In my mind if you have to use a mnemonic it's wrong, because you shouldn't need a hint. Either you know it or you don't. I use so-so in one very specific instance that pops up several times a day during my practice. I use it on words that I have to sit and meditate on for an period of time (usually more then 15 or so seconds). In my mind thinking it out is extremely beneficial and as I was able to derive the answer logically without a hint. Since I did spend time thinking about it "forgot" was popping up too quickly and so-so was about the right timing for me.

But I suppose even if you marked one you spent too much time wrong it'd just pop up sooner and everything would work out. Using so-so just kept my daily queue down since I'm fairly militant about keeping low/empty so I can add new items.

jww1066   August 29th, 2010 11:55p.m.

Yeah, I think that's perfectly valid. If you sat and thought about it for a while, then remembered it, chances are you'd remember it without much trouble if it repeated quickly, so you might actually want a little delay in that case. My only concern with that is when the item was actually an old one that hasn't been reviewed for a long time, and the "so-so" rating schedules it for six months from now.

The Supermemo dude talks about how the strength of a memory actually has two parameters; he says that the speed with which you can retrieve a memory is independent of the retention strength. I haven't read through his references yet:

http://www.supermemo.com/articles/myths.htm (look for for "Myth: High fluency reflects high memory strength")
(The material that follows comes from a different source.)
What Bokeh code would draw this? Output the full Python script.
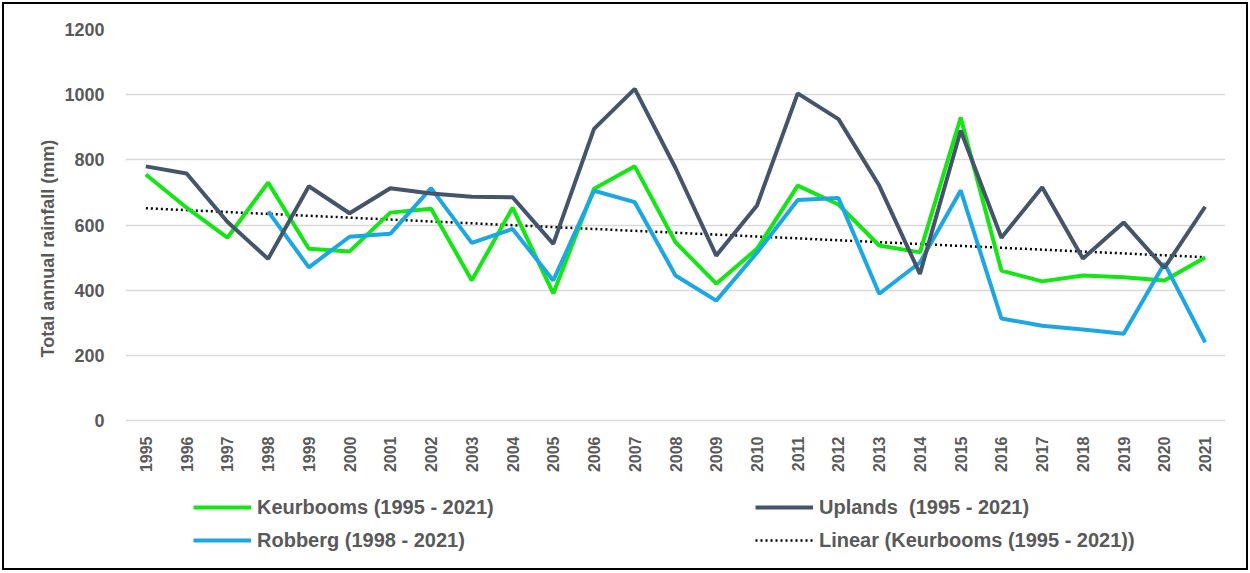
import math
import numpy as np
from bokeh.plotting import figure
from bokeh.models import Legend, LegendItem, FixedTicker, Range1d, Title
from bokeh.embed import file_html
from bokeh.resources import INLINE

years = list(range(1995, 2022))
keurbooms = [755, 653, 561, 730, 527, 519, 638, 650, 430, 653, 390, 711, 780, 547, 420,
             527, 721, 663, 537, 516, 930, 460, 427, 445, 440, 430, 500]
uplands = [780, 758, 610, 496, 719, 636, 713, 697, 687, 685, 542, 895, 1018, 775, 506,
           660, 1004, 925, 721, 450, 890, 561, 716, 497, 608, 468, 656]
robberg_years = list(range(1998, 2022))
robberg = [642, 470, 564, 573, 713, 545, 588, 430, 705, 670, 445, 368, 515, 677, 683,
           389, 485, 706, 313, 291, 279, 266, 482, 240]
y_ticks = [0, 200, 400, 600, 800, 1000, 1200]
x_labels = [str(y) for y in years]

GREEN = "#14e614"
DARK = "#44546a"
BLUE = "#1aa7e4"
GREY = "#595959"
FONT = "Liberation Sans"

# frame spans the plot and the legend area below it; y=0 sits 140px above the frame bottom
Y_TOP = 1200
Y_BOTTOM = Y_TOP - 531 * Y_TOP / 391

p = figure(width=1242, height=564, output_backend="svg", toolbar_location=None,
           x_range=Range1d(1994.5, 2021.5), y_range=Range1d(Y_BOTTOM, Y_TOP),
           min_border_left=121, min_border_right=21, min_border_top=25, min_border_bottom=8)
p.styles = {"margin": "4px", "outline": "2px solid #000"}
p.outline_line_color = None
p.background_fill_color = "white"
p.border_fill_color = "white"

p.xgrid.visible = False
p.ygrid.grid_line_color = "#d9d9d9"
p.ygrid.grid_line_width = 1.5

p.yaxis.ticker = FixedTicker(ticks=y_ticks)
p.xaxis.ticker = FixedTicker(ticks=years)
p.xaxis.fixed_location = 0
p.xaxis.major_label_overrides = {y: s for y, s in zip(years, x_labels)}
p.xaxis.major_label_orientation = math.pi / 2
for ax in (p.xaxis, p.yaxis):
    ax.axis_line_color = None
    ax.major_tick_line_color = None
    ax.minor_tick_line_color = None
    ax.major_label_text_color = GREY
    ax.major_label_text_font = FONT
    ax.major_label_text_font_style = "bold"
p.yaxis.major_label_text_font_size = "18px"
p.yaxis.major_label_standoff = 15
p.xaxis.major_label_text_font_size = "16px"
p.xaxis.major_label_standoff = 10

ytitle = Title(text="Total annual rainfall (mm)", align="left", offset=203,
               text_font=FONT, text_font_style="bold", text_font_size="18px",
               text_color=GREY, standoff=8)
p.add_layout(ytitle, "left")

# linear trend of Keurbooms
coef = np.polyfit(years, keurbooms, 1)
trend = [coef[0] * years[0] + coef[1], coef[0] * years[-1] + coef[1]]

rk = p.line(years, keurbooms, line_color=GREEN, line_width=4)
ru = p.line(years, uplands, line_color=DARK, line_width=4)
rr = p.line(robberg_years, robberg, line_color=BLUE, line_width=4)
rt = p.line([years[0], years[-1]], trend, line_color="black", line_width=2.5, line_dash="2 3")
p.renderers = [rt, rk, rr, ru]


def make_legend(items, loc):
    return Legend(items=items, location=loc, padding=0, margin=0, spacing=9,
                  border_line_color=None, background_fill_alpha=0,
                  label_text_font=FONT, label_text_font_style="bold",
                  label_text_font_size="20px", label_text_color=GREY,
                  glyph_width=58, glyph_height=24, label_height=24, label_standoff=6)


leg1 = make_legend([LegendItem(label="Keurbooms (1995 - 2021)", renderers=[rk]),
                    LegendItem(label="Robberg (1998 - 2021)", renderers=[rr])], (68, 8))
leg2 = make_legend([LegendItem(label="Uplands  (1995 - 2021)", renderers=[ru]),
                    LegendItem(label="Linear (Keurbooms (1995 - 2021))", renderers=[rt])], (630, 8))
p.add_layout(leg1)
p.add_layout(leg2)

open("out.html", "w").write(file_html(p, INLINE))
If you're trying to write something with no urgent time pressure - an email, let's say - you have plenty of time to remember how to write things. If you are in a conversation or chat, you need to be able to write it or say it quickly. If the Supermemo dude is right, you need to train differently to improve fluency - maybe speed drills, for example. If that's something you're concerned about you could maybe mark yourself wrong if it didn't come immediately to mind.

James

nick   August 30th, 2010 7:53a.m.

It seems like people grade enough different ways that it makes sense to keep the mnemonic/pinyin checking type things manual. It would help if we could come up with some shortcuts for toggling the word-level graders, perhaps.

ジェレミー (Jeremy)   August 30th, 2010 10:56a.m.

Would it maybe be a good to add an option in the settings wheel, so that if the user felt so inclined, they could add the option so that revealing a characters definition/mnemonic would mark the word writing/character as wrong?

logically though, when you reveal the characters definition/mnemonic-- you didn't get it correct, did you? unless everyone has a little skritter bug in their ear everywhere they go hinting them along the way? (that would be nice... lol)

nick   August 31st, 2010 7:40a.m.

I'm trying really hard to avoid extra settings and preferences, seeing as how we have too many already.

The definition and reading reveal can both be useful if you know the word but need to disambiguate it with respect to some other word. The mnemonic field isn't used just for mnemonics, either; that's just the most common use case.